=== Data shown ===
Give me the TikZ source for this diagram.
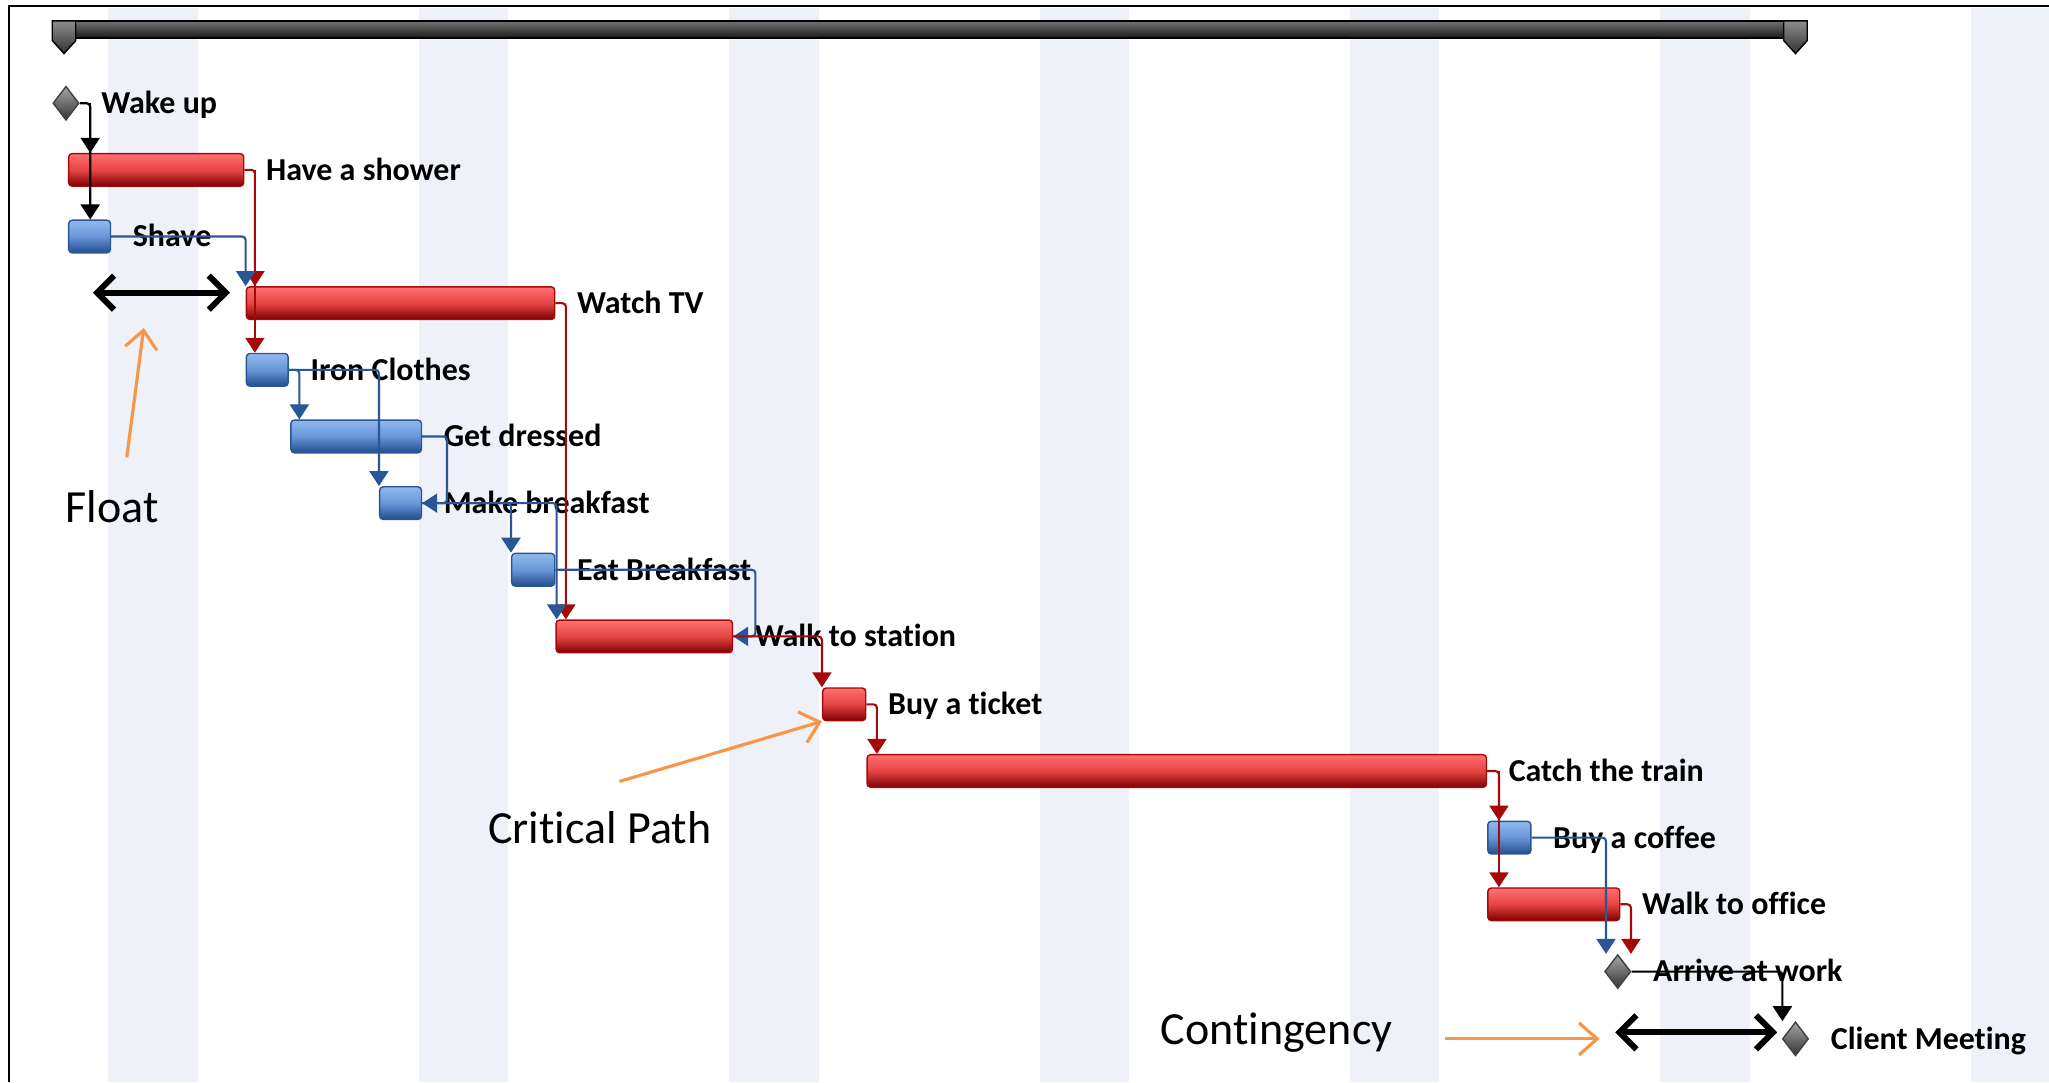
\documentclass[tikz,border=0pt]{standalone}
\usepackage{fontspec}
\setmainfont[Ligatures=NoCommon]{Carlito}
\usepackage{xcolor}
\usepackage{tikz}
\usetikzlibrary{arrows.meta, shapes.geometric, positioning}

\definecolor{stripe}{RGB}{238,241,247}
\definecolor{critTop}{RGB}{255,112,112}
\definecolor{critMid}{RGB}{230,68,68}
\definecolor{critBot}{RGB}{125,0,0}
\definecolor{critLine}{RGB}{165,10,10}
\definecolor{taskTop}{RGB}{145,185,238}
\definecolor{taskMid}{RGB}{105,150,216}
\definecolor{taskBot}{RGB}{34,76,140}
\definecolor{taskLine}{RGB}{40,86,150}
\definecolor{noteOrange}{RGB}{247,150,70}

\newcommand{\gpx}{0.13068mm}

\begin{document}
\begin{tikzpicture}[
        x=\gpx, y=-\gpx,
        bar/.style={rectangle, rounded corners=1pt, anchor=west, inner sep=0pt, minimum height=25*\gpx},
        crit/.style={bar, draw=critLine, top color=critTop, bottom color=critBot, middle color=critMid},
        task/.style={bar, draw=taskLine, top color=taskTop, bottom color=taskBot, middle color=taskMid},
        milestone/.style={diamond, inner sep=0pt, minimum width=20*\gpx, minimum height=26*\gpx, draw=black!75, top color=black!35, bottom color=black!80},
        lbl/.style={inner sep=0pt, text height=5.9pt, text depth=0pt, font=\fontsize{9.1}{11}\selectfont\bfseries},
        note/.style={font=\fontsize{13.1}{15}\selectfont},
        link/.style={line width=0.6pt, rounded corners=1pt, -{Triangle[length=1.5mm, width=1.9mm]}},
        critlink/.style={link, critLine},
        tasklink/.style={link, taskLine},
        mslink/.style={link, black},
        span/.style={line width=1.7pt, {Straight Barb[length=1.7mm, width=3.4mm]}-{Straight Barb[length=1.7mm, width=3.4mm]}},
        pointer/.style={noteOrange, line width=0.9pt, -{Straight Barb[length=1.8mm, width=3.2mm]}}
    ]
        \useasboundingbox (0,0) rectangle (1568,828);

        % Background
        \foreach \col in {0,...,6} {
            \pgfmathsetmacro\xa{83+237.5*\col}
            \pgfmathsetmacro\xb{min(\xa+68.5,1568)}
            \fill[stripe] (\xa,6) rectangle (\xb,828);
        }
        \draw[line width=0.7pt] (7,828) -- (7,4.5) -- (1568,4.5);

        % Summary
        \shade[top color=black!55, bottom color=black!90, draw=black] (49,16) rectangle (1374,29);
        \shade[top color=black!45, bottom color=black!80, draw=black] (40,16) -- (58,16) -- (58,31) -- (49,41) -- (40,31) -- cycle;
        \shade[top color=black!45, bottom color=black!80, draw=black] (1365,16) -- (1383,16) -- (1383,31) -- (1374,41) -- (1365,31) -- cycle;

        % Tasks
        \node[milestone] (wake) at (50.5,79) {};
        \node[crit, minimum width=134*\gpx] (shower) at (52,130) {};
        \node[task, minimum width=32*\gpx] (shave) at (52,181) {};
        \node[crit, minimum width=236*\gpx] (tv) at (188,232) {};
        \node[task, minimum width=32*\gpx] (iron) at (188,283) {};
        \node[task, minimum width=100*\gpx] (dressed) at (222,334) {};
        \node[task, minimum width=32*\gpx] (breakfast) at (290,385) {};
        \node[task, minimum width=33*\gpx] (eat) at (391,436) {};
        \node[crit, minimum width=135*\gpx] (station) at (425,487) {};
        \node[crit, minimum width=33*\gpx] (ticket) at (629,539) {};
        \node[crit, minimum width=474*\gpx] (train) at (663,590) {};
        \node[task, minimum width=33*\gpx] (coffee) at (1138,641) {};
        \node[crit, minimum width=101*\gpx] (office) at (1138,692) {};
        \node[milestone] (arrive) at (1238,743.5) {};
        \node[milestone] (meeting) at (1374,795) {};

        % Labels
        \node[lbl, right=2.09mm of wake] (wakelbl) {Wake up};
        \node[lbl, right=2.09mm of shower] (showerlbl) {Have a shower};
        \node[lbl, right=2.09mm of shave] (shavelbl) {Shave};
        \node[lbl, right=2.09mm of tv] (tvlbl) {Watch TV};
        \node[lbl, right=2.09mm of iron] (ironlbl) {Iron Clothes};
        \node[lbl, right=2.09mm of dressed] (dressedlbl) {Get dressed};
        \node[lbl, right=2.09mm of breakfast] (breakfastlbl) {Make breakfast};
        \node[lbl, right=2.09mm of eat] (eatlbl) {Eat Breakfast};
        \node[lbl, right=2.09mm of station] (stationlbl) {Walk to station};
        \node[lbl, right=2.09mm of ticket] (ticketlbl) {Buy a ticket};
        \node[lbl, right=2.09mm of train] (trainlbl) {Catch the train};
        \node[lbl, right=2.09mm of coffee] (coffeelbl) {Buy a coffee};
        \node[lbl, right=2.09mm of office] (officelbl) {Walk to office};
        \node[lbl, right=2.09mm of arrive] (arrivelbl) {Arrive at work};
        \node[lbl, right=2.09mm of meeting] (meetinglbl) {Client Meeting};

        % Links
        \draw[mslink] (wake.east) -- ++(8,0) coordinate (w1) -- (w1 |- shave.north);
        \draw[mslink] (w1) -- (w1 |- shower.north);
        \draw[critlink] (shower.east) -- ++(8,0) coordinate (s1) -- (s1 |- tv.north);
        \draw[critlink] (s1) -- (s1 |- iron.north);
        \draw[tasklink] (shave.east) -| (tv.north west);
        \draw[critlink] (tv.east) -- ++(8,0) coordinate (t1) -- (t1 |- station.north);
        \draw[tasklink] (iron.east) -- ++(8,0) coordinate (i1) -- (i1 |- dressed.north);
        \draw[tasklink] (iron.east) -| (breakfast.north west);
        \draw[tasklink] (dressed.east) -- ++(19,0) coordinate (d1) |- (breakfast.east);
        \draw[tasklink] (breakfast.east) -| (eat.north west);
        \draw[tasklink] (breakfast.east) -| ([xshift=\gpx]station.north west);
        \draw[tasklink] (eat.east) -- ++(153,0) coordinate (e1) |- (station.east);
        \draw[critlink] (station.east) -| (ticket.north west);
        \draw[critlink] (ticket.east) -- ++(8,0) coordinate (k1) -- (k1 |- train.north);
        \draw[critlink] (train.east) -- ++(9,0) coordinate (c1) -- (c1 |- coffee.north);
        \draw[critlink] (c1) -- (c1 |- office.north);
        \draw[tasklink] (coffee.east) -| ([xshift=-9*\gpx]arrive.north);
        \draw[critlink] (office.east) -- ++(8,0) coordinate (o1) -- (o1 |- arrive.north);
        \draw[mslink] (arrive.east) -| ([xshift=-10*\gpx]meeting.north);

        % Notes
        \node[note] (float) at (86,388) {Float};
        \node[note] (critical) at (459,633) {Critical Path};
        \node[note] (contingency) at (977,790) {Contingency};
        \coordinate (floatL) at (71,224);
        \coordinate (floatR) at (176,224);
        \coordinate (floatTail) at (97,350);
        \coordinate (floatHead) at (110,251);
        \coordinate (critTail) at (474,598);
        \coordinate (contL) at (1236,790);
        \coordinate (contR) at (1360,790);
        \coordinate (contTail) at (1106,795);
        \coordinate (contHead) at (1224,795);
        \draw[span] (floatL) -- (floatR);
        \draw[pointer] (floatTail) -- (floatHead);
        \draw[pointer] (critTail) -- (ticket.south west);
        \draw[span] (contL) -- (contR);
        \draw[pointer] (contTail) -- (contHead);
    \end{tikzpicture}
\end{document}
===
Without the pictures, return the listing above from its first line through the line that has "(7,4.5) -- (1568,4.5);".

Give me the TikZ source for this diagram.
\documentclass[tikz,border=0pt]{standalone}
\usepackage{fontspec}
\setmainfont[Ligatures=NoCommon]{Carlito}
\usepackage{xcolor}
\usepackage{tikz}
\usetikzlibrary{arrows.meta, shapes.geometric, positioning}

\definecolor{stripe}{RGB}{238,241,247}
\definecolor{critTop}{RGB}{255,112,112}
\definecolor{critMid}{RGB}{230,68,68}
\definecolor{critBot}{RGB}{125,0,0}
\definecolor{critLine}{RGB}{165,10,10}
\definecolor{taskTop}{RGB}{145,185,238}
\definecolor{taskMid}{RGB}{105,150,216}
\definecolor{taskBot}{RGB}{34,76,140}
\definecolor{taskLine}{RGB}{40,86,150}
\definecolor{noteOrange}{RGB}{247,150,70}

\newcommand{\gpx}{0.13068mm}

\begin{document}
\begin{tikzpicture}[
        x=\gpx, y=-\gpx,
        bar/.style={rectangle, rounded corners=1pt, anchor=west, inner sep=0pt, minimum height=25*\gpx},
        crit/.style={bar, draw=critLine, top color=critTop, bottom color=critBot, middle color=critMid},
        task/.style={bar, draw=taskLine, top color=taskTop, bottom color=taskBot, middle color=taskMid},
        milestone/.style={diamond, inner sep=0pt, minimum width=20*\gpx, minimum height=26*\gpx, draw=black!75, top color=black!35, bottom color=black!80},
        lbl/.style={inner sep=0pt, text height=5.9pt, text depth=0pt, font=\fontsize{9.1}{11}\selectfont\bfseries},
        note/.style={font=\fontsize{13.1}{15}\selectfont},
        link/.style={line width=0.6pt, rounded corners=1pt, -{Triangle[length=1.5mm, width=1.9mm]}},
        critlink/.style={link, critLine},
        tasklink/.style={link, taskLine},
        mslink/.style={link, black},
        span/.style={line width=1.7pt, {Straight Barb[length=1.7mm, width=3.4mm]}-{Straight Barb[length=1.7mm, width=3.4mm]}},
        pointer/.style={noteOrange, line width=0.9pt, -{Straight Barb[length=1.8mm, width=3.2mm]}}
    ]
        \useasboundingbox (0,0) rectangle (1568,828);

        % Background
        \foreach \col in {0,...,6} {
            \pgfmathsetmacro\xa{83+237.5*\col}
            \pgfmathsetmacro\xb{min(\xa+68.5,1568)}
            \fill[stripe] (\xa,6) rectangle (\xb,828);
        }
        \draw[line width=0.7pt] (7,828) -- (7,4.5) -- (1568,4.5);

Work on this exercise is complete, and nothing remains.